Scripture: Proverbs 9:12 – “If you are wise, you are wise for yourself; if you scoff, you alone will bear it.” (NRSVue)
Last night at my church, we had a program that looked at data from MissionInsite, a demographic program that can help congregations and ministries better know their neighborhoods. Specifically, we looked at data pertaining to the Old Colony Association of the United Church of Christ, which geographically corresponds to Bristol County and the western half of Plymouth County in Massachusetts. This data looked at religious priorities based on five years of national surveys.
One of the things we learned was that our area does not have a lot of trust or interest in religious institutions. Among those outside of religious communities, the top five reasons for non-participation were “religious people are too judgmental”, “religion is too focused on money”, “disillusionment with religion,” “don’t trust organized religion”, and “don’t trust religious leaders.” “Don’t believe in God” and “no longer believer” were lower on the list at numbers 8 and 9. From this data, it seems like it is not that people don’t believe in God, but that they don’t believe in churches, and find them hypocritical and judgmental.

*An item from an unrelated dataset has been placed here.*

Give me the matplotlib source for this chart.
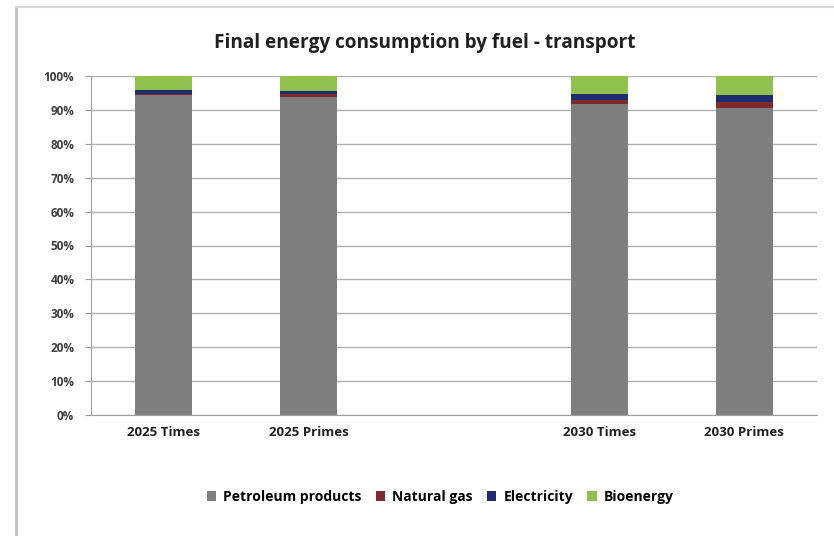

Among those within religious communities, the top reasons for not participating were that they were not welcome, they did not believe in God, and they were not supported in a time of need. In terms of ministries preferences, the reasons people do participate in church, the number one reason by far was “warm and friendly encounters.”
What does this tell us? Well, at least in my community, there are a lot of people who scoff at being faithful. They reject the church and its people, and to be fair for very legitimate reasons. Many of these are Catholics and ex-Catholics burnt by the clergy abuse scandals of recent years. But scoffing has its drawbacks. As the Book of Proverbs reminds us, turning away from community can be very lonely.
People desperately want connection, and in a world dominated by the anonymity and division of social media, this is truer than ever. People do not want to be alone. They want the church to be a place of welcome where they are loved and included, and not judged and marginalized, whether because of who they are or because of the insular nature of church culture and leadership.
In the face of this cry for connection, how can we reach out to them? How can we let them know there is a place that loves and cares for them? How can we overcome the huge obstacles of lack of trust in churches and religious people? I wish I had an easy answer to these questions. But I do know that it starts with belief in God and trust in each other. We need faith to get us through the times that seem bleak, and we need to trust each other if we want to model that kind of acceptance that others are looking for.
As you go through your week, keep a look out for people who are lonely. Acquaintances that don’t go out much anymore. Coworkers who punch the clock and go home to few connections beyond their families and computers. Get to know them, and in time let them know how important your church has been to you when you felt alone or isolated. People don’t need to hear arguments about why God is real. They need to see a real welcome in their lives so that they will not feel alone. And as we see more and more horror stories about the violence that isolated people commit, this may be one of the most important gifts we can share with the world.
Prayer: God, help me to welcome all people as you have welcomed me. Amen.